- Required task -
Give every line of the data again, unchanged, but with no pictures.

- Information provided -
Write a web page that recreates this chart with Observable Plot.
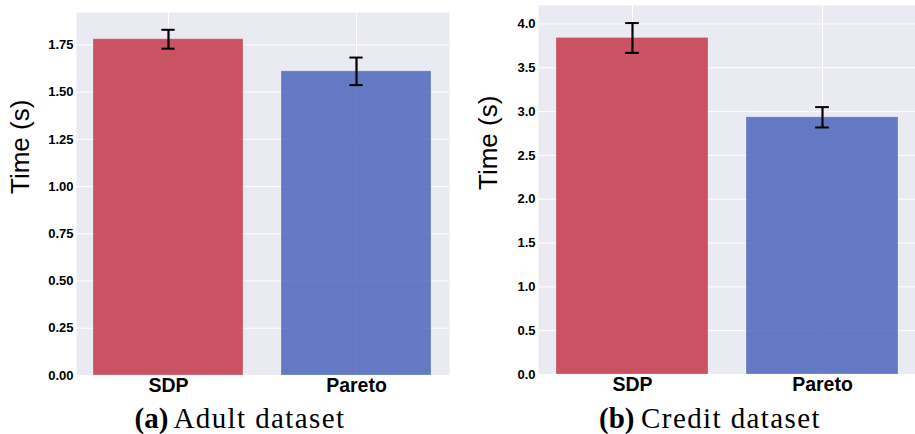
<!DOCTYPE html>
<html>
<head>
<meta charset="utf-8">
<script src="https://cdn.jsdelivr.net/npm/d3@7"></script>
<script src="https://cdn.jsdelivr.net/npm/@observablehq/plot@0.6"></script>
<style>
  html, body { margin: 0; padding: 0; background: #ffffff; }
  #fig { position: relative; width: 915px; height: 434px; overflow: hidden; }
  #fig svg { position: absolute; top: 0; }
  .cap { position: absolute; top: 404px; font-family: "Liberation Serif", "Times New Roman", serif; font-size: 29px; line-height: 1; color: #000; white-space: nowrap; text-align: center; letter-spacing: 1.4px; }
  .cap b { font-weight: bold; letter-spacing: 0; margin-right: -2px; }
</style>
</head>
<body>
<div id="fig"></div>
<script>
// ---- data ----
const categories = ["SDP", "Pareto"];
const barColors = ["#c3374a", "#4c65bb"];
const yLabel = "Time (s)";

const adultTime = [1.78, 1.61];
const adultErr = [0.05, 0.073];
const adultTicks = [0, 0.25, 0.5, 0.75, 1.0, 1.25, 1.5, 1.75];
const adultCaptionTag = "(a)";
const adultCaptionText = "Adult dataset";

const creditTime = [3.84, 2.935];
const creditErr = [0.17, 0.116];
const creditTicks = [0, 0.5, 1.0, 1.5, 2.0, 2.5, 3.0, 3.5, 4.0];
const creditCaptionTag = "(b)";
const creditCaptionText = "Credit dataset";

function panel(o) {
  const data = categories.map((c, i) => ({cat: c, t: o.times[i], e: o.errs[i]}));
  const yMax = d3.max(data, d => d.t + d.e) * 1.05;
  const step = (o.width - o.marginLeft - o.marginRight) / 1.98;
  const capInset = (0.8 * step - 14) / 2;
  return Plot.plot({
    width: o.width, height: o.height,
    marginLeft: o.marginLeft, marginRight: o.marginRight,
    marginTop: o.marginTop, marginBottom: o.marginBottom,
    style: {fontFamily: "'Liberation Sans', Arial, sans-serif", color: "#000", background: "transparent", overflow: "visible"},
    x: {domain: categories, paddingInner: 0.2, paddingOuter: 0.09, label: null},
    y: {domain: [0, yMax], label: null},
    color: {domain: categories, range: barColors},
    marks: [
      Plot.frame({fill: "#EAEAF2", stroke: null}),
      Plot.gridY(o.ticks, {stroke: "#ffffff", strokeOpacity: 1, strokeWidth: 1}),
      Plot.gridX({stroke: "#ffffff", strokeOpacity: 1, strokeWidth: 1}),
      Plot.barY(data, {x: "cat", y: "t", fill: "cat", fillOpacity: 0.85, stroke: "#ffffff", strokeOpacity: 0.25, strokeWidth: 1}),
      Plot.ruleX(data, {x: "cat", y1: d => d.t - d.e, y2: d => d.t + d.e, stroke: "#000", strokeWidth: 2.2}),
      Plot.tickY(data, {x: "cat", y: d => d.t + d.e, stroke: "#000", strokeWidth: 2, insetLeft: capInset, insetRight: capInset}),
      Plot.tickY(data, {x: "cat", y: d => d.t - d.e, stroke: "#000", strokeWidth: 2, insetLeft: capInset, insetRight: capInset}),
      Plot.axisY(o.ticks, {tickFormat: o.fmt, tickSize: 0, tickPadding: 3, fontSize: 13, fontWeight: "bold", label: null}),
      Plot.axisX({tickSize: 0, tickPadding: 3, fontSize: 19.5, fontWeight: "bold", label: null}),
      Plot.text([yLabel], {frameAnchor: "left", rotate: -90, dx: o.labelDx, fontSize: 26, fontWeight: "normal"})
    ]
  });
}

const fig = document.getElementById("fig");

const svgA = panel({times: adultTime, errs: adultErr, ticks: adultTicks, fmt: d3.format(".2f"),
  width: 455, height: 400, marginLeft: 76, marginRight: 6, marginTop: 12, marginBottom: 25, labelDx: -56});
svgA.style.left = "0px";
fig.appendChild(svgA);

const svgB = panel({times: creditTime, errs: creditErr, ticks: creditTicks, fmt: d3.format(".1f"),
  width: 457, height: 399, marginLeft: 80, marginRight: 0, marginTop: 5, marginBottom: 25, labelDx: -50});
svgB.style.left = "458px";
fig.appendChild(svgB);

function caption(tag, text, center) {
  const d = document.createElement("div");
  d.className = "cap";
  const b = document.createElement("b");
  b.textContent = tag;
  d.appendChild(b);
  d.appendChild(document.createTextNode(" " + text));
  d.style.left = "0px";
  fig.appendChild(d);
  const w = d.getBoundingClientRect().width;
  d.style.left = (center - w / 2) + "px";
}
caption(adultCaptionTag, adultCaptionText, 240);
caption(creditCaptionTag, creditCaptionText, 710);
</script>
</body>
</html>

- Solution for this problem -
Write a web page that recreates this chart with Observable Plot.
<!DOCTYPE html>
<html>
<head>
<meta charset="utf-8">
<script src="https://cdn.jsdelivr.net/npm/d3@7"></script>
<script src="https://cdn.jsdelivr.net/npm/@observablehq/plot@0.6"></script>
<style>
  html, body { margin: 0; padding: 0; background: #ffffff; }
  #fig { position: relative; width: 915px; height: 434px; overflow: hidden; }
  #fig svg { position: absolute; top: 0; }
  .cap { position: absolute; top: 404px; font-family: "Liberation Serif", "Times New Roman", serif; font-size: 29px; line-height: 1; color: #000; white-space: nowrap; text-align: center; letter-spacing: 1.4px; }
  .cap b { font-weight: bold; letter-spacing: 0; margin-right: -2px; }
</style>
</head>
<body>
<div id="fig"></div>
<script>
// ---- data ----
const categories = ["SDP", "Pareto"];
const barColors = ["#c3374a", "#4c65bb"];
const yLabel = "Time (s)";

const adultTime = [1.78, 1.61];
const adultErr = [0.05, 0.073];
const adultTicks = [0, 0.25, 0.5, 0.75, 1.0, 1.25, 1.5, 1.75];
const adultCaptionTag = "(a)";
const adultCaptionText = "Adult dataset";

const creditTime = [3.84, 2.935];
const creditErr = [0.17, 0.116];
const creditTicks = [0, 0.5, 1.0, 1.5, 2.0, 2.5, 3.0, 3.5, 4.0];
const creditCaptionTag = "(b)";
const creditCaptionText = "Credit dataset";

function panel(o) {
  const data = categories.map((c, i) => ({cat: c, t: o.times[i], e: o.errs[i]}));
  const yMax = d3.max(data, d => d.t + d.e) * 1.05;
  const step = (o.width - o.marginLeft - o.marginRight) / 1.98;
  const capInset = (0.8 * step - 14) / 2;
  return Plot.plot({
    width: o.width, height: o.height,
    marginLeft: o.marginLeft, marginRight: o.marginRight,
    marginTop: o.marginTop, marginBottom: o.marginBottom,
    style: {fontFamily: "'Liberation Sans', Arial, sans-serif", color: "#000", background: "transparent", overflow: "visible"},
    x: {domain: categories, paddingInner: 0.2, paddingOuter: 0.09, label: null},
    y: {domain: [0, yMax], label: null},
    color: {domain: categories, range: barColors},
    marks: [
      Plot.frame({fill: "#EAEAF2", stroke: null}),
      Plot.gridY(o.ticks, {stroke: "#ffffff", strokeOpacity: 1, strokeWidth: 1}),
      Plot.gridX({stroke: "#ffffff", strokeOpacity: 1, strokeWidth: 1}),
      Plot.barY(data, {x: "cat", y: "t", fill: "cat", fillOpacity: 0.85, stroke: "#ffffff", strokeOpacity: 0.25, strokeWidth: 1}),
      Plot.ruleX(data, {x: "cat", y1: d => d.t - d.e, y2: d => d.t + d.e, stroke: "#000", strokeWidth: 2.2}),
      Plot.tickY(data, {x: "cat", y: d => d.t + d.e, stroke: "#000", strokeWidth: 2, insetLeft: capInset, insetRight: capInset}),
      Plot.tickY(data, {x: "cat", y: d => d.t - d.e, stroke: "#000", strokeWidth: 2, insetLeft: capInset, insetRight: capInset}),
      Plot.axisY(o.ticks, {tickFormat: o.fmt, tickSize: 0, tickPadding: 3, fontSize: 13, fontWeight: "bold", label: null}),
      Plot.axisX({tickSize: 0, tickPadding: 3, fontSize: 19.5, fontWeight: "bold", label: null}),
      Plot.text([yLabel], {frameAnchor: "left", rotate: -90, dx: o.labelDx, fontSize: 26, fontWeight: "normal"})
    ]
  });
}

const fig = document.getElementById("fig");

const svgA = panel({times: adultTime, errs: adultErr, ticks: adultTicks, fmt: d3.format(".2f"),
  width: 455, height: 400, marginLeft: 76, marginRight: 6, marginTop: 12, marginBottom: 25, labelDx: -56});
svgA.style.left = "0px";
fig.appendChild(svgA);

const svgB = panel({times: creditTime, errs: creditErr, ticks: creditTicks, fmt: d3.format(".1f"),
  width: 457, height: 399, marginLeft: 80, marginRight: 0, marginTop: 5, marginBottom: 25, labelDx: -50});
svgB.style.left = "458px";
fig.appendChild(svgB);

function caption(tag, text, center) {
  const d = document.createElement("div");
  d.className = "cap";
  const b = document.createElement("b");
  b.textContent = tag;
  d.appendChild(b);
  d.appendChild(document.createTextNode(" " + text));
  d.style.left = "0px";
  fig.appendChild(d);
  const w = d.getBoundingClientRect().width;
  d.style.left = (center - w / 2) + "px";
}
caption(adultCaptionTag, adultCaptionText, 240);
caption(creditCaptionTag, creditCaptionText, 710);
</script>
</body>
</html>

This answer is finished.